**Extracted records**
____

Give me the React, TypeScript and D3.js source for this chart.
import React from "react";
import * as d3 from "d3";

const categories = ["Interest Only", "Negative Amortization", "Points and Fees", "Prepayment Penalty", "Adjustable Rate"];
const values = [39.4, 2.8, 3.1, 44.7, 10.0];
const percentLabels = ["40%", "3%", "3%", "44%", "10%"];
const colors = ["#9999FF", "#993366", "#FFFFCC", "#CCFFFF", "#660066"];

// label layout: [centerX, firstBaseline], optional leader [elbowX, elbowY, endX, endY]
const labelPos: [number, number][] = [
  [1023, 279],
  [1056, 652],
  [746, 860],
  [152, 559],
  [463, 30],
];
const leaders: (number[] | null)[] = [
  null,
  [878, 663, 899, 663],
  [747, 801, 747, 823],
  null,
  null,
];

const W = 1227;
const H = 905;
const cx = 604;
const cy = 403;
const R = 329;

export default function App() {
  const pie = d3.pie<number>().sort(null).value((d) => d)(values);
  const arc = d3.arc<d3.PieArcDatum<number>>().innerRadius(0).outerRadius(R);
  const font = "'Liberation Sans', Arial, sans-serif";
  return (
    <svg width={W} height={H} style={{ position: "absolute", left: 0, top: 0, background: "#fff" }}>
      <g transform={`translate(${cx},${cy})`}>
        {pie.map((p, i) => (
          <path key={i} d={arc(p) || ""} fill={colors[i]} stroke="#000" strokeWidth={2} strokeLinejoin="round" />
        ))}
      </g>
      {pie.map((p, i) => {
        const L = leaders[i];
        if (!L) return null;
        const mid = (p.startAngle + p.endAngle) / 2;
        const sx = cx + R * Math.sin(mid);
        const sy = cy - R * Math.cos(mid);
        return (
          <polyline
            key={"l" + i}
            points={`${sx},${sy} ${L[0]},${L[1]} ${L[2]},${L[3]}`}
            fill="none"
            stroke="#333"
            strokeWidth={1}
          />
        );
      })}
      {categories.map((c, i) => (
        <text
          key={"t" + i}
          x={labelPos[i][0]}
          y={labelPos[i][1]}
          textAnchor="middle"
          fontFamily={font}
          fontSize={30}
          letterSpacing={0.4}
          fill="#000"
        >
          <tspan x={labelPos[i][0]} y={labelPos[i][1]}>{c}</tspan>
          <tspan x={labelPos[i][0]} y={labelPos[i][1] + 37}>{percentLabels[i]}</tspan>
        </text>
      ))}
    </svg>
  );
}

____

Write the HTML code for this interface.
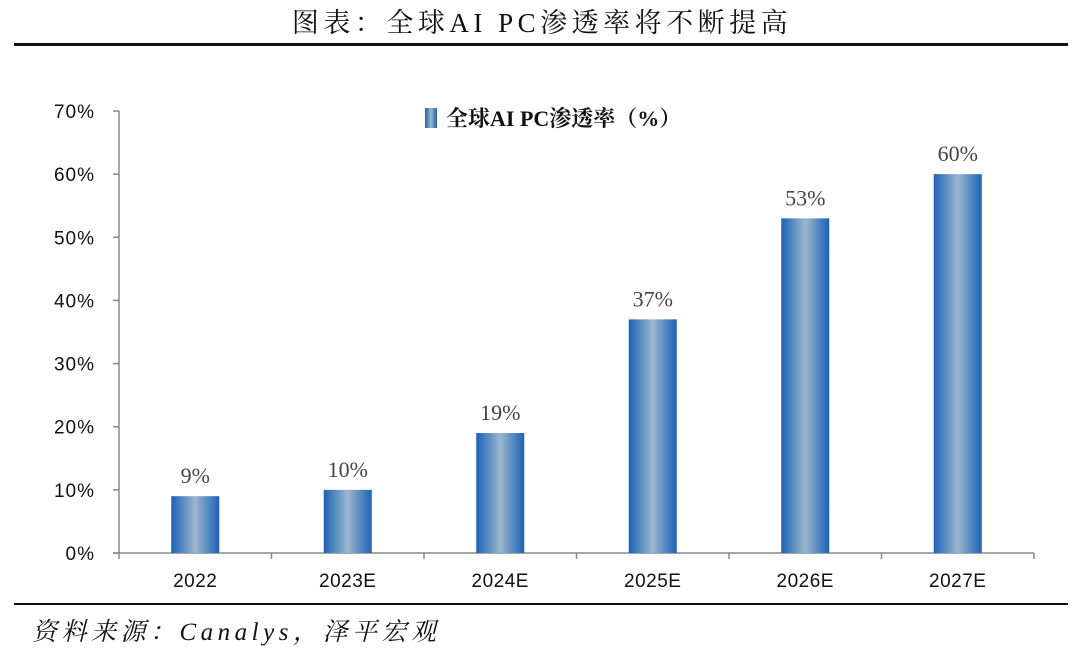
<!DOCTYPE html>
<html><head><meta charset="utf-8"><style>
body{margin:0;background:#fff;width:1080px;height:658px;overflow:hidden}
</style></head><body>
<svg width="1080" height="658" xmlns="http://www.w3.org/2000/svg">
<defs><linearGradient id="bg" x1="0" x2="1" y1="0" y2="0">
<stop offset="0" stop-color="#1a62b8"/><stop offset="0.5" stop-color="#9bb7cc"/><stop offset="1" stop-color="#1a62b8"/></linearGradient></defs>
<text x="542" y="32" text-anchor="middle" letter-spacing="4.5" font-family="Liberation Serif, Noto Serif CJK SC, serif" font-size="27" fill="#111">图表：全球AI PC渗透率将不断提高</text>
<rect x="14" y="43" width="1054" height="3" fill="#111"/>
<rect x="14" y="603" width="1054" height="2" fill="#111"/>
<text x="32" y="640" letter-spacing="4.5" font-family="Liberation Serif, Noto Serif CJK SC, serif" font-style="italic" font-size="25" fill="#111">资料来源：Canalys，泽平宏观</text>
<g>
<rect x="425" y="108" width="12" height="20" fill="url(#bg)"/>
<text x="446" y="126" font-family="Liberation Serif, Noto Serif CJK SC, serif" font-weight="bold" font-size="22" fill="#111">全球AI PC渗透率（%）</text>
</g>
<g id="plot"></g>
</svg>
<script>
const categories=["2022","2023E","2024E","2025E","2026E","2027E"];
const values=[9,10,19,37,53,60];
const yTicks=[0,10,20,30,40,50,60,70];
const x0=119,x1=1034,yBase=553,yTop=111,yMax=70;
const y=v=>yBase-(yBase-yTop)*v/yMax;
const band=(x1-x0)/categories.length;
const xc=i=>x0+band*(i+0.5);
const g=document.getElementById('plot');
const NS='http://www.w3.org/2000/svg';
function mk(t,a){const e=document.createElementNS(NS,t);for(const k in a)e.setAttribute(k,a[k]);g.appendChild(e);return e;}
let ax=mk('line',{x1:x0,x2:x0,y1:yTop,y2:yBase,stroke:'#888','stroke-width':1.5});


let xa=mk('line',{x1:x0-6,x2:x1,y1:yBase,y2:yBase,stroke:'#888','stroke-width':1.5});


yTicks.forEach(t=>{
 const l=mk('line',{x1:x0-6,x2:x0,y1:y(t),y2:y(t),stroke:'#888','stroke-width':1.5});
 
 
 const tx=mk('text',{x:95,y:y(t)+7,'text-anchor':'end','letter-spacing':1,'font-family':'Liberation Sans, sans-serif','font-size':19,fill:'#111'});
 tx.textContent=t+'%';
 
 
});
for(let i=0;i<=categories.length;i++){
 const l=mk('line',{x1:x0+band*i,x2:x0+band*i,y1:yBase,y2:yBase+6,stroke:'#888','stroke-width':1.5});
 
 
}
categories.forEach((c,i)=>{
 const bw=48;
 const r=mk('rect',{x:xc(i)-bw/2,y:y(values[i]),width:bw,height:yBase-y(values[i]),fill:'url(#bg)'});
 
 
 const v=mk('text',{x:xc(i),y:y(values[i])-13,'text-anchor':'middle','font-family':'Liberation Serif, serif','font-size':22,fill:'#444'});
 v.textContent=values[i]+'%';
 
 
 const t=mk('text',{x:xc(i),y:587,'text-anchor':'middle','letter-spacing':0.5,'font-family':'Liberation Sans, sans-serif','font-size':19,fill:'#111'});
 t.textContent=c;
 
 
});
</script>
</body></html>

____

**TO BE DONE**
Transcribe word for word the lines from the one holding "Give me the" through the one holding "const R = 329;". Include both, and add nothing.

**OUTPUT OF THE TASK**
Give me the React, TypeScript and D3.js source for this chart.
import React from "react";
import * as d3 from "d3";

const categories = ["Interest Only", "Negative Amortization", "Points and Fees", "Prepayment Penalty", "Adjustable Rate"];
const values = [39.4, 2.8, 3.1, 44.7, 10.0];
const percentLabels = ["40%", "3%", "3%", "44%", "10%"];
const colors = ["#9999FF", "#993366", "#FFFFCC", "#CCFFFF", "#660066"];

// label layout: [centerX, firstBaseline], optional leader [elbowX, elbowY, endX, endY]
const labelPos: [number, number][] = [
  [1023, 279],
  [1056, 652],
  [746, 860],
  [152, 559],
  [463, 30],
];
const leaders: (number[] | null)[] = [
  null,
  [878, 663, 899, 663],
  [747, 801, 747, 823],
  null,
  null,
];

const W = 1227;
const H = 905;
const cx = 604;
const cy = 403;
const R = 329;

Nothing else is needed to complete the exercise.